Accessibility links

Breaking News

Bush Says US Economy Not in Recession

President Bush says the U.S. economy is not in recession, although it is in a slowdown. VOA's Paula Wolfson reports the state of the economy has become the lead issue in the U.S. presidential campaign.

New economic data shows the U.S. economy barely grew in the last quarter of 2007.

Some economists say that is another sign the nation is moving toward a recession, but President Bush is more optimistic.

"I don't think we're headed to a recession, but no question we're in a slowdown,"

At a White House news conference, the president said robust action has been taken to prevent a recession, a reference to the economic stimulus package recently passed by Congress that will put rebate checks into the hands of many taxpayers and provide businesses with investment incentives.

"Consumerism is a significant part of our GDP growth, and we want to sustain the American consumer, encourage the American consumer and, at the same time, we want to encourage investment," he added.

Mr. Bush was asked if growing public unease about the economy might hurt his Republican Party in this year's presidential election.

He refused to answer directly, saying his concern when dealing with the economy is not politics but the welfare of the American people. And yet, it is clear that the upcoming election may, in part, prove to be a referendum on the president's economic policies.

The two remaining candidates for the Democratic Party's presidential nomination - Senators Barack Obama and Hillary Clinton - have both warned of a pending recession and have laid the blame squarely on the Bush administration.
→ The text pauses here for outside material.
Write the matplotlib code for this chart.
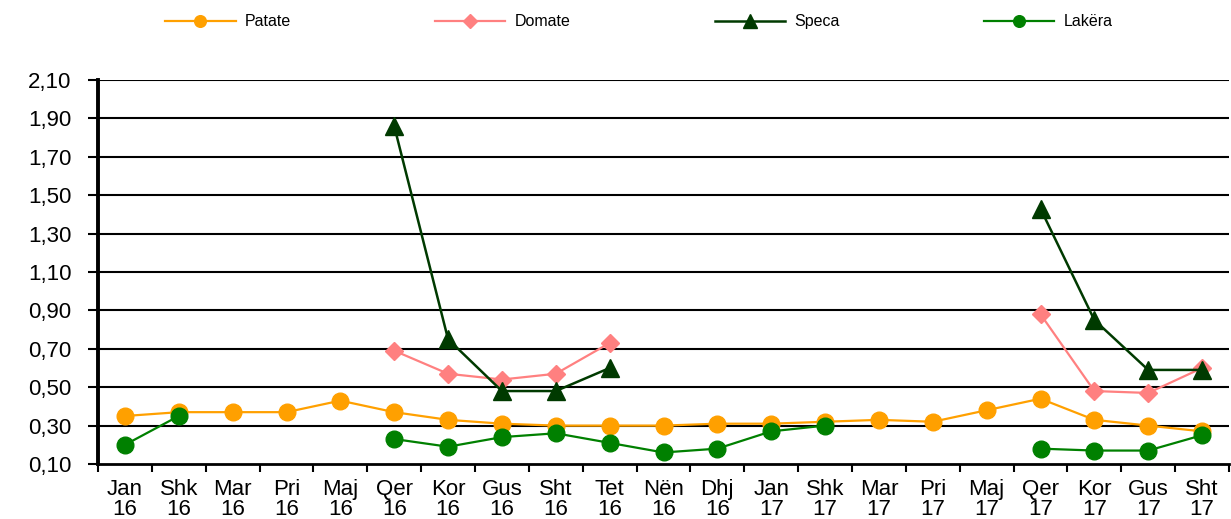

At a recent campaign debate in Texas, Obama spoke at length about the country's economic woes.

"You don't need an economist or the Federal Reserve [the central bank] to tell the American people that the economy is in trouble, because they have been experiencing it for years now," he said.

Clinton followed up with a list of specific economic trouble spots that must be addressed, starting with corporate tax regulations.

"We are going to rid the tax code of these loopholes and giveaways," she said. "We are going to stop giving a penny of your money to anybody who ships a job out of Texas, Ohio or anywhere else to another country."

Both said that tax cuts championed by President Bush have helped only the richest Americans, and vowed to put more of a focus on tax relief for the middle class.